Both the left and right often succumb to the “end of history” ideal. Stanley and Lee point out that “leaders across the political spectrum have been quick to adopt this form of historical determinism.”

“Hillary Clinton . . . has . . . a similar outlook in the realm of foreign policy,” Stanley and Lee write. “She has subtly distanced herself from Barack Obama’s cautious realism abroad and instead used discrete references to the past to justify aggressively exporting liberal values across the globe as often as possible. Given that history has ‘proved’ how great liberalism was in previous battles against tyranny, the argument goes, liberalism will inevitably win out if we pick enough fights and put enough muscle behind it.”12

Neoliberals like Clinton are virtually indistinguishable from neoconservatives like Bill Kristol in their support for military intervention in Libya, Syria, Afghanistan, Yemen, Somalia, Mali, Niger, etc. The only difference is the liberal neocons are more honest about their goal of nation building.

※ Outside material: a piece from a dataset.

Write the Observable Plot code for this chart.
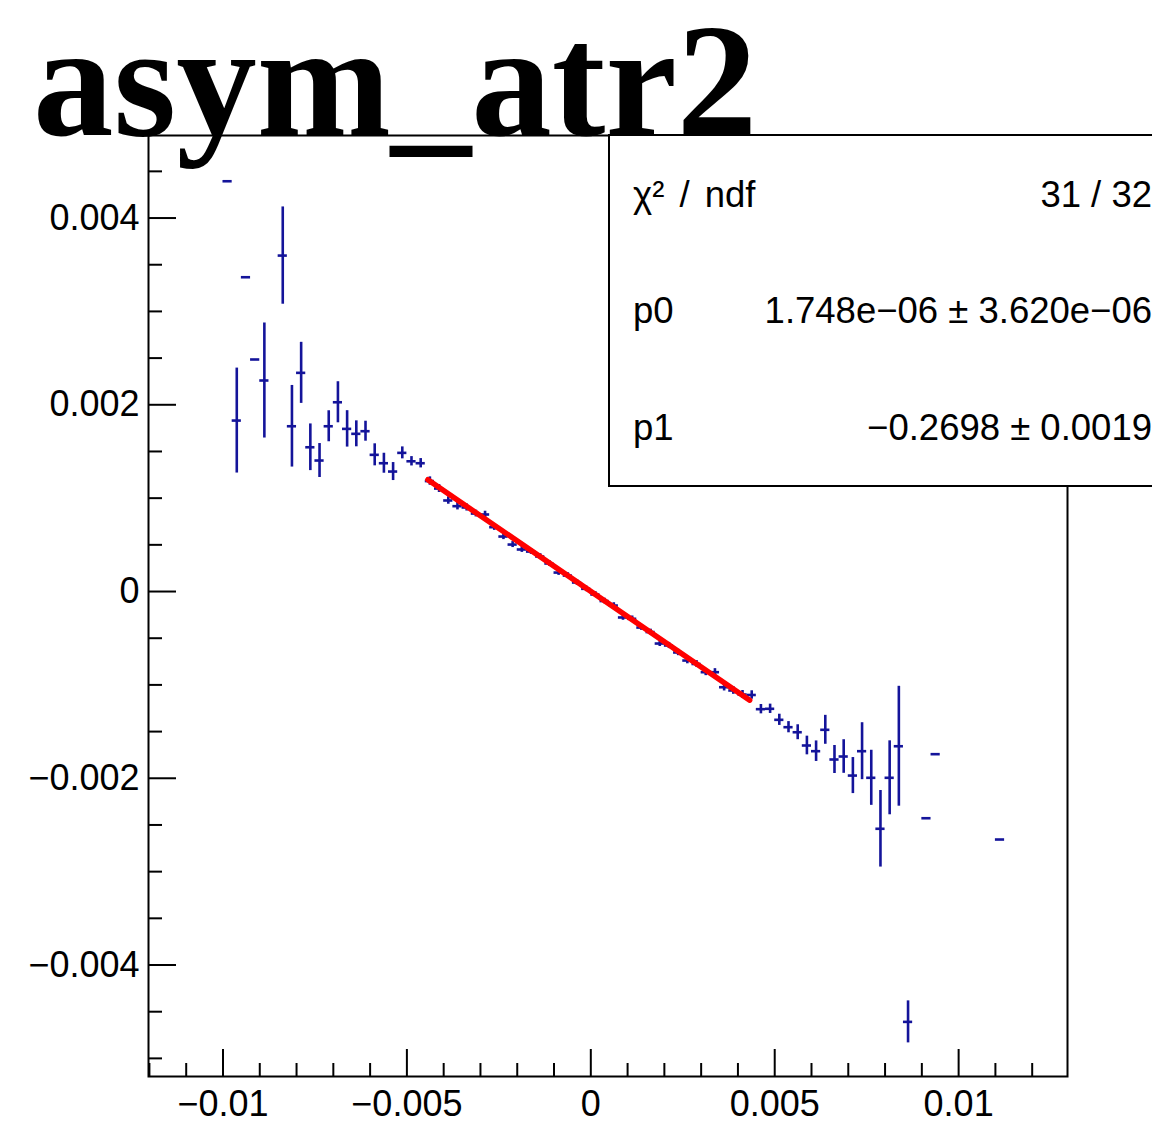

If history were, indeed, unfolding toward liberty, we would still need to understand what is meant by liberty. Left and right sometimes do agree that freedom is the goal, only they differ on their definition of freedom. Positive “liberty” is what today’s socialists yearn for. Positive liberty can also be described as the “freedom” to get something concrete, such as health care, a car, a house, or food.

Can man really discover self-worth in the command economy of Venezuela or the autocracy of Cuba? Of course not. The question remains, though, whether there are still enough Americans who put their faith in the individual, and in liberty, to ensure that our nation resists the siren call of “free stuff” that socialism offers. Time will tell.

From my perspective, the cautionary moral of a utopia is: don’t succumb to any end-of-history utopias from the right or the left. Don’t accept any preordained linearity to history. Because simply that acquiescence, that attenuation of free will, may be enough to allow the recurrent strongman in history to justify his or her edicts as science or evolution or simply as the inevitable.